Dog Training to Stop Submissive Urination
It really doesn’t work to reprimand your dog when he is peeing submissively. That will, in fact, make the problem worse because your display of dominance will make him more insecure. Instead, it’s helpful to implement a plan of dog training that includes behavior modification.
The first part of this plan is to recognize the signals your dog gives when he’s feeling the need to do a little submissive urination. Typically, he will raise his front paws, tuck his tail between his legs, flatten his ears, and lick. He will also do what is known as a submissive grin. This is where he seems to be smiling as he licks at the air.
When you see this type of dog behavior, you want to react quickly to quell your dog’s excitement and urge to urinate out of submissiveness. Rather than reprimand him, take him outside immediately so that you can show him this is the appropriate place to pee.
If you’ve just returned home, you can distract him with a treat so that he has something productive to do with his excited energy. The American Kennel Club (AKC) also recommends ignoring your dog for a few minutes when you get home initially to let him calm down before you pay attention to him.
A proper greeting
When you are ready to greet him, get down on your dog’s level and keep your greetings low-key so he doesn’t see you acting in a dominant manner. You can also train your dog to ‘sit’ or ‘shake’ when he’s greeting someone by rewarding him with positive reinforcement for that behavior. Ask any other family members to do the same when they are greeting the dog as well.
That will keep the dog training consistent and help your puppy’s socialization. It’s important to make sure he feels comfortable meeting new people as part of that socialization process, so you might even practice it with people who are strangers to your dog.
Inappropriate Dog Training Methods
When you’re training your dog, you always want to use positive reinforcement methods to stop submissive urination.

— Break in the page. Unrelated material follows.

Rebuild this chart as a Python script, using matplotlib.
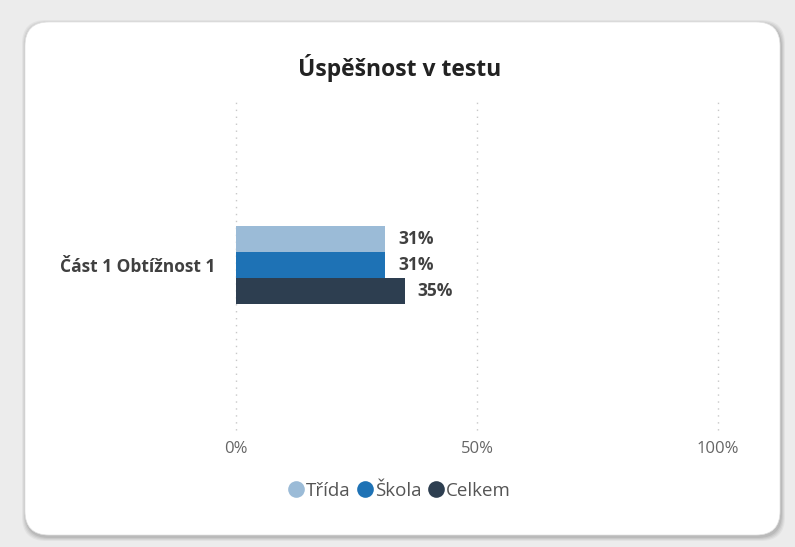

Toward that end, keep your commands positive, consistent, and encouraging.
Don’t make a negative face like a scowl or a frown at him since it can confuse your dog. Also, while his behavior might be frustrating, if you react with angry comments, you’ll scare him and make the submissive peeing worse.
If your dog is in the act of submissive urination, don’t walk away. Instead, redirect his attention to something like a treat that will interest him and help build his confidence. While you do that, use the commands that he is familiar with so that you can reinforce those.
If you feel like it’s just too frustrating for you to handle this problem on your own, it might be worth considering contacting a dog trainer who can help you and your dog.
Submissive urination is a common problem for pet owners. Sometimes, it’s just an act of excitement urination rather than a true show of submissiveness, but it’s something that you need to make sure your puppy outgrows.
If you’ve got an adult dog or your puppy doesn’t appear to be outgrowing the problem, it may be time to make sure it’s not a health issue, and then, it’s time for some dog training to help solve the problem.
Proper socialization and positive reinforcement can help your dog overcome any feelings of insecurity when you leave or when meeting new people or dogs. As with any kind of dog behavior, understanding it is key to solving any behavioral issues that may develop.
Ensuring your dog’s wellness means more than simply making sure he’s physically healthy, you also want him to be happy!